Up to and including the line with "import plotly.graph_objects as go", write out the listing from its first line, minus the pictures.

Source code of charts
● ● ● ● ●

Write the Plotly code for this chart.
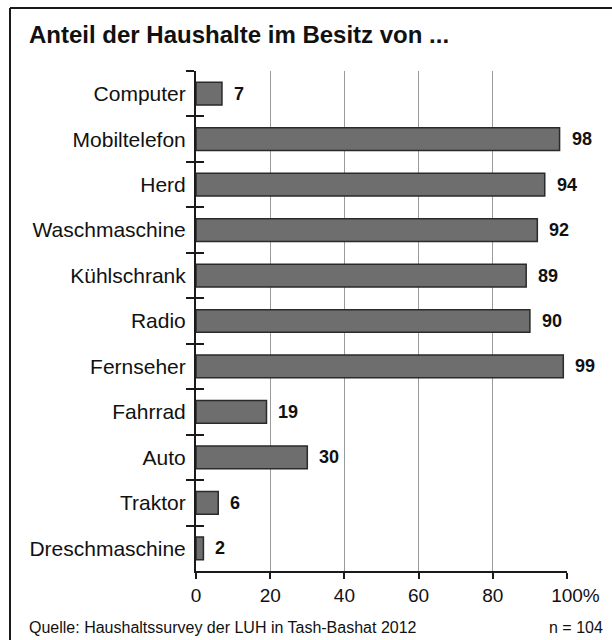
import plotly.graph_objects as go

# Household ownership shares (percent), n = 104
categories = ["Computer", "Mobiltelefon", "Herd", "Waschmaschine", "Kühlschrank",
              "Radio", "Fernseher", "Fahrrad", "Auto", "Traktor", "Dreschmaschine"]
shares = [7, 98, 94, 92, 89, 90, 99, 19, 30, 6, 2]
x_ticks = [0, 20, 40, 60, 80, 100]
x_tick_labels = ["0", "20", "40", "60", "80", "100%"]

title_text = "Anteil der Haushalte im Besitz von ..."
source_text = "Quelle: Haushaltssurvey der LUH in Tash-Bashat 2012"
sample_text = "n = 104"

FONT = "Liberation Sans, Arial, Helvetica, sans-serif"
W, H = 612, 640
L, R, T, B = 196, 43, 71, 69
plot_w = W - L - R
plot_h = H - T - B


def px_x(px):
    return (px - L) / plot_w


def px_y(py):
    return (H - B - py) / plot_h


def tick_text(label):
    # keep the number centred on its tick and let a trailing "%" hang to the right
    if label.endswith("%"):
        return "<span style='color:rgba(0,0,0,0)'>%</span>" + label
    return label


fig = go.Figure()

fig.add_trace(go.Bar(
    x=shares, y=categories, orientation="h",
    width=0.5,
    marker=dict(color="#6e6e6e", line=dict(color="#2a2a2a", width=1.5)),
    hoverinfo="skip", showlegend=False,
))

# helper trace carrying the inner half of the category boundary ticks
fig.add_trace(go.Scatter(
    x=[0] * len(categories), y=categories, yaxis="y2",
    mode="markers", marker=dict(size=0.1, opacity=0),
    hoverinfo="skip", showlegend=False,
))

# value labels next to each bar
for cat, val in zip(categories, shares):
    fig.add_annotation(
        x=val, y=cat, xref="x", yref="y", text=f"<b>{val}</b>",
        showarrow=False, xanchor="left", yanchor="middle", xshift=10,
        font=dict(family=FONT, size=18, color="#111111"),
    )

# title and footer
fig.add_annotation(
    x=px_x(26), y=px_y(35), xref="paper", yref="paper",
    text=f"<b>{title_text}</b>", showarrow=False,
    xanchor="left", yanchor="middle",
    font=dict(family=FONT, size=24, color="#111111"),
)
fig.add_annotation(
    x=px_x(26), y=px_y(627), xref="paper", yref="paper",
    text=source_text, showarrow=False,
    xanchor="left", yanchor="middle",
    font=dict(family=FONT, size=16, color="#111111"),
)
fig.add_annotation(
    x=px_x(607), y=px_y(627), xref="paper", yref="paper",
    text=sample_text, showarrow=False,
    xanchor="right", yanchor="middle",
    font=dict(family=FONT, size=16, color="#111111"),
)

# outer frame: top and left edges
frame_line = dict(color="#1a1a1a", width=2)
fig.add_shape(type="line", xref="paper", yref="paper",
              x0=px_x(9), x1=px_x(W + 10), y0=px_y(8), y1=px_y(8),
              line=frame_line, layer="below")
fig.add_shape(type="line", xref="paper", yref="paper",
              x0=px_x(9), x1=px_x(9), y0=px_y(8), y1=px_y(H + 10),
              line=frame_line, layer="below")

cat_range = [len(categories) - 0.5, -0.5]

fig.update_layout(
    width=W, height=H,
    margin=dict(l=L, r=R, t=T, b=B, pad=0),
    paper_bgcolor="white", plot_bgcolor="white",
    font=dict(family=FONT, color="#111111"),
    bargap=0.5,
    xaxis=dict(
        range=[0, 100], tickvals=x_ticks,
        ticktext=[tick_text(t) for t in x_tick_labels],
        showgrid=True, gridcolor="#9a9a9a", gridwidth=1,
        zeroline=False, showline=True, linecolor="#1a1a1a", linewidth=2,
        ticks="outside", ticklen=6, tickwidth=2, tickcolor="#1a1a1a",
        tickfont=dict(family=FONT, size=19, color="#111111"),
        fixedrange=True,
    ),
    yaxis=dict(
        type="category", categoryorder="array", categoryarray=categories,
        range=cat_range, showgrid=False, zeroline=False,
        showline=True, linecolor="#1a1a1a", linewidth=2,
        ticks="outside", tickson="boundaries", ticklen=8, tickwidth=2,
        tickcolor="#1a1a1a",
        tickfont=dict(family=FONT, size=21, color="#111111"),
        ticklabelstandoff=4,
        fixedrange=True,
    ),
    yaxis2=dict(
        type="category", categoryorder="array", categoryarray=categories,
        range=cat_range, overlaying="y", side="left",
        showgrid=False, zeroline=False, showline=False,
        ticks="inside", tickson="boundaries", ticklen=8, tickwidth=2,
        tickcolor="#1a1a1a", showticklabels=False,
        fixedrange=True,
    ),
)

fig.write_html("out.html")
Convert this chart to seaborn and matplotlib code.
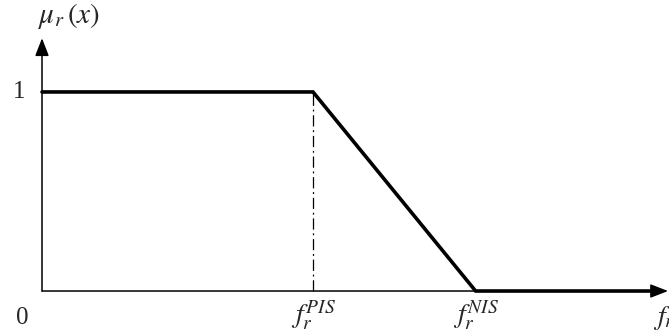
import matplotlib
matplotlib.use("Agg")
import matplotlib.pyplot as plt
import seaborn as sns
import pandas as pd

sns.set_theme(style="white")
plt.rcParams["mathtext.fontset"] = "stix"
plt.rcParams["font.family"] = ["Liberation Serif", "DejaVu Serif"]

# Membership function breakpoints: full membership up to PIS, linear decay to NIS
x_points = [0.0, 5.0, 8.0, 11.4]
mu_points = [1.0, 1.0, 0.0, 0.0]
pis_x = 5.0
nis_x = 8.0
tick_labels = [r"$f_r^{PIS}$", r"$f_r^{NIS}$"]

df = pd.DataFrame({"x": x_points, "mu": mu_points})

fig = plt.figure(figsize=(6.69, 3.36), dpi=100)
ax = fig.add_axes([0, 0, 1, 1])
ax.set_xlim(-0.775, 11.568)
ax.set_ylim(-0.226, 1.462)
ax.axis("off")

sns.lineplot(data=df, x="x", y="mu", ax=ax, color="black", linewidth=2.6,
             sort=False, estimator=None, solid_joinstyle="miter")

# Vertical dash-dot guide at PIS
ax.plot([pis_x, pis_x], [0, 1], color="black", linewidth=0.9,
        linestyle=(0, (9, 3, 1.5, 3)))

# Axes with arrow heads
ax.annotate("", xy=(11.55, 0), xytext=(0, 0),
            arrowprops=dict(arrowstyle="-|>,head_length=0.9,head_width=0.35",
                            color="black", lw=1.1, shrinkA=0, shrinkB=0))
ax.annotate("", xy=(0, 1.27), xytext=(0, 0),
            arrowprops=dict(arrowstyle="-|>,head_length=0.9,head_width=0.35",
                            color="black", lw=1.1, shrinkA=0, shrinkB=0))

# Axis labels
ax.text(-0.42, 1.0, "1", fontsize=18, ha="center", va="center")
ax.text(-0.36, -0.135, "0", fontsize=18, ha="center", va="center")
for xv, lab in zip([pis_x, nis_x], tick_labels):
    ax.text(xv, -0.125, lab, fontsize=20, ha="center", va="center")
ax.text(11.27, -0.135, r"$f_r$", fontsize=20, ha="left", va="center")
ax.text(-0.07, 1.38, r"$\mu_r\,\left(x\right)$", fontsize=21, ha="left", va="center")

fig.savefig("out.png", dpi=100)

● ● ● ● ●

* _Worked answer_
Write the Plotly code for this chart.
import plotly.graph_objects as go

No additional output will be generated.